> [INSTRUCTIONS TO FOLLOW]:
In the listing that follows, retype every line from the first through the one containing "(0,0) rectangle (1646,1117);". Pictures are to be left out.
──────────
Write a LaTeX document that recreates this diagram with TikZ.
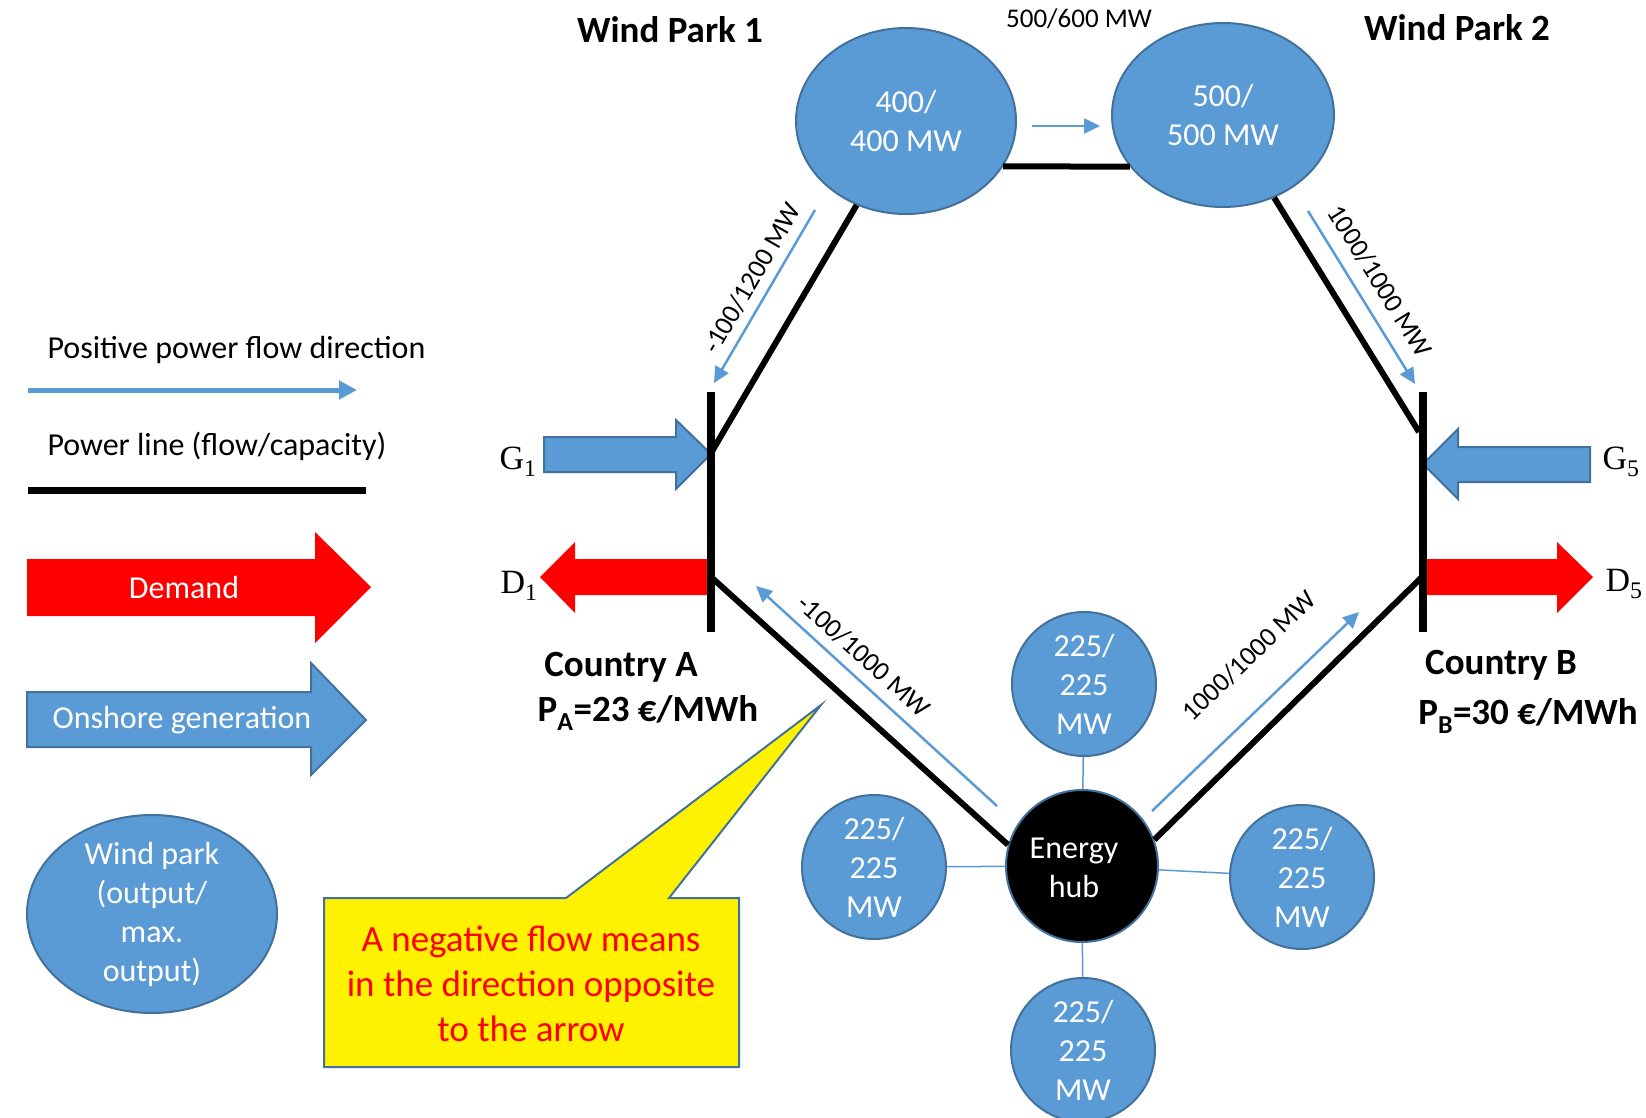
\documentclass[tikz,border=0pt]{standalone}
\usepackage{fontspec}
\setmainfont{Carlito}
\newfontfamily\timesfont{Liberation Serif}
\usetikzlibrary{arrows.meta, shapes.geometric}

\definecolor{parkblue}{HTML}{5B9BD5}
\definecolor{parkedge}{HTML}{41719C}

\tikzset{
    park/.style={ellipse, draw=parkedge, line width=2pt, fill=parkblue, text=white,
        align=center, inner sep=0pt, font=\fontsize{32}{39}\selectfont},
    park text/.style={text=white, align=center, font=\fontsize{32}{39}\selectfont},
    small park/.style={park, circle, minimum size=144pt},
    hub node/.style={park, circle, fill=black, minimum size=152pt},
    power line/.style={line width=6pt},
    bus/.style={line width=8.5pt},
    flow/.style={draw=parkblue, line width=2.5pt, ->},
    flow label/.style={font=\fontsize{27}{32}\selectfont},
    heading/.style={font=\bfseries\fontsize{37}{44}\selectfont},
    legend text/.style={font=\fontsize{32}{39}\selectfont},
    gen/.style={fill=parkblue, draw=parkedge, line width=2pt},
    dem/.style={fill=red},
    bus label/.style={font=\timesfont\fontsize{34}{40}\selectfont},
    note text/.style={text=red, align=center, font=\fontsize{37}{45}\selectfont}
}

\begin{document}
\begin{tikzpicture}[x=1pt, y=-1pt, >={Triangle[length=16pt, width=15pt]}]

\useasboundingbox (0,0) rectangle (1646,1117);

% generation / demand arrows at the two countries
\draw [gen] (544,437) -- (676,437) -- (676,420) -- (711,454) -- (676,489) -- (676,472) -- (544,472) -- cycle;
\fill [dem] (708,559) -- (575,559) -- (575,542) -- (540,577) -- (575,613) -- (575,595) -- (708,595) -- cycle;
\draw [gen] (1590,447) -- (1458,447) -- (1458,429) -- (1423,464) -- (1458,499) -- (1458,482) -- (1590,482) -- cycle;
\fill [dem] (1426,559) -- (1557,559) -- (1557,542) -- (1593,577) -- (1557,613) -- (1557,595) -- (1426,595) -- cycle;

\node [bus label] (g1) at (518,462) {G\textsubscript{1}};
\node [bus label] (d1) at (519,586) {D\textsubscript{1}};
\node [bus label] (g5) at (1621,462) {G\textsubscript{5}};
\node [bus label] (d5) at (1624,584) {D\textsubscript{5}};

% bus bars
\foreach \b/\x in {A/711, B/1423} {
    \coordinate (bus\b-top) at (\x,392);
    \coordinate (bus\b-bot) at (\x,632);
    \draw [bus] (bus\b-top) -- (bus\b-bot);
}
\coordinate (busA-up) at (711,453);
\coordinate (busA-down) at (711,577);
\coordinate (busB-up) at (1419,432);
\coordinate (busB-down) at (1423,576);

% wind parks and energy hub
\node [park, minimum width=220pt, minimum height=186pt] (wp1) at (906,121) {400/\\400 MW};
\node [park, minimum width=222pt, minimum height=184pt] (wp2) at (1223,115) {500/\\500 MW};
\node [hub node] (hub) at (1082,866) {};
\node [park text] (hub-text) at (1074,868) {Energy\\hub};

\foreach \n/\x/\y in {top/1084/684, left/874/867, right/1302/877, bottom/1083/1050}
    \node [small park] (hub-\n) at (\x,\y) {225/\\225\\MW};

\foreach \n in {top, left, right, bottom}
    \draw [parkblue, line width=1.5pt] (hub) -- (hub-\n);

% power lines
\draw [power line] (wp1.-25) -- (wp2.-151);
\draw [power line] (wp1) -- (busA-up);
\draw [power line] (wp2) -- (busB-up);
\draw [power line] (busA-down) -- (hub.164);
\draw [power line] (busB-down) -- (hub.20);

% positive flow directions
\foreach \n/\sx/\sy/\ex/\ey in {a/815/210/714/383, b/1308/211/1415/384,
        c/997/806/756/586, d/1152/811/1359/612, e/1032/126/1100/126} {
    \coordinate (flow-\n-s) at (\sx,\sy);
    \coordinate (flow-\n-e) at (\ex,\ey);
    \draw [flow] (flow-\n-s) -- (flow-\n-e);
}

\node [flow label, rotate=60] (lab-a) at (752,278) {-100/1200 MW};
\node [flow label, rotate=-58] (lab-b) at (1380,281) {1000/1000 MW};
\node [flow label, rotate=-42] (lab-c) at (864,656) {-100/1000 MW};
\node [flow label, rotate=44] (lab-d) at (1249,656) {1000/1000 MW};
\node [flow label] (lab-e) at (1079,19) {500/600 MW};

\node [heading] (park-1) at (670,30) {Wind Park 1};
\node [heading] (park-2) at (1457,28) {Wind Park 2};
\node [heading] (country-a) at (621,667) {Country A};
\node [heading] (price-a) at (648,713) {P\textsubscript{A}=23 €/MWh};
\node [heading] (country-b) at (1501,665) {Country B};
\node [heading] (price-b) at (1528,716) {P\textsubscript{B}=30 €/MWh};

% legend
\node [legend text, anchor=west] (leg-flow) at (44,350) {Positive power flow direction};
\coordinate (leg-flow-s) at (28,390);
\coordinate (leg-flow-e) at (357,390);
\draw [parkblue, line width=5pt, -{Triangle[length=18pt, width=18pt]}] (leg-flow-s) -- (leg-flow-e);

\node [legend text, anchor=west] (leg-line) at (44,446) {Power line (flow/capacity)};
\coordinate (leg-line-s) at (28,490);
\coordinate (leg-line-e) at (366,490);
\draw [line width=7pt] (leg-line-s) -- (leg-line-e);

\fill [dem] (27,559) -- (315,559) -- (315,532) -- (371,587) -- (315,643) -- (315,616) -- (27,616) -- cycle;
\node [legend text, text=white] (leg-dem) at (184,587) {Demand};

\draw [gen] (27,692) -- (311,692) -- (311,663) -- (366,720) -- (311,775) -- (311,747) -- (27,747) -- cycle;
\node [legend text, text=white] (leg-gen) at (182,720) {Onshore generation};

\node [park, minimum width=250pt, minimum height=198pt] (leg-park) at (152,914) {};
\node [park text] (leg-park-text) at (leg-park.center) {Wind park\\(output/\\max.\\output)};

% note on negative flows
\draw [fill=yellow, draw=parkedge, line width=2pt] (324,898) -- (566,898) -- (821,705) -- (669,898)
    -- (739,898) -- (739,1067) -- (324,1067) -- cycle;
\node [note text] (note) at (531,984) {A negative flow means\\in the direction opposite\\to the arrow};

\end{tikzpicture}
\end{document}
──────────
> [RESULT]:
Write a LaTeX document that recreates this diagram with TikZ.
\documentclass[tikz,border=0pt]{standalone}
\usepackage{fontspec}
\setmainfont{Carlito}
\newfontfamily\timesfont{Liberation Serif}
\usetikzlibrary{arrows.meta, shapes.geometric}

\definecolor{parkblue}{HTML}{5B9BD5}
\definecolor{parkedge}{HTML}{41719C}

\tikzset{
    park/.style={ellipse, draw=parkedge, line width=2pt, fill=parkblue, text=white,
        align=center, inner sep=0pt, font=\fontsize{32}{39}\selectfont},
    park text/.style={text=white, align=center, font=\fontsize{32}{39}\selectfont},
    small park/.style={park, circle, minimum size=144pt},
    hub node/.style={park, circle, fill=black, minimum size=152pt},
    power line/.style={line width=6pt},
    bus/.style={line width=8.5pt},
    flow/.style={draw=parkblue, line width=2.5pt, ->},
    flow label/.style={font=\fontsize{27}{32}\selectfont},
    heading/.style={font=\bfseries\fontsize{37}{44}\selectfont},
    legend text/.style={font=\fontsize{32}{39}\selectfont},
    gen/.style={fill=parkblue, draw=parkedge, line width=2pt},
    dem/.style={fill=red},
    bus label/.style={font=\timesfont\fontsize{34}{40}\selectfont},
    note text/.style={text=red, align=center, font=\fontsize{37}{45}\selectfont}
}

\begin{document}
\begin{tikzpicture}[x=1pt, y=-1pt, >={Triangle[length=16pt, width=15pt]}]

\useasboundingbox (0,0) rectangle (1646,1117);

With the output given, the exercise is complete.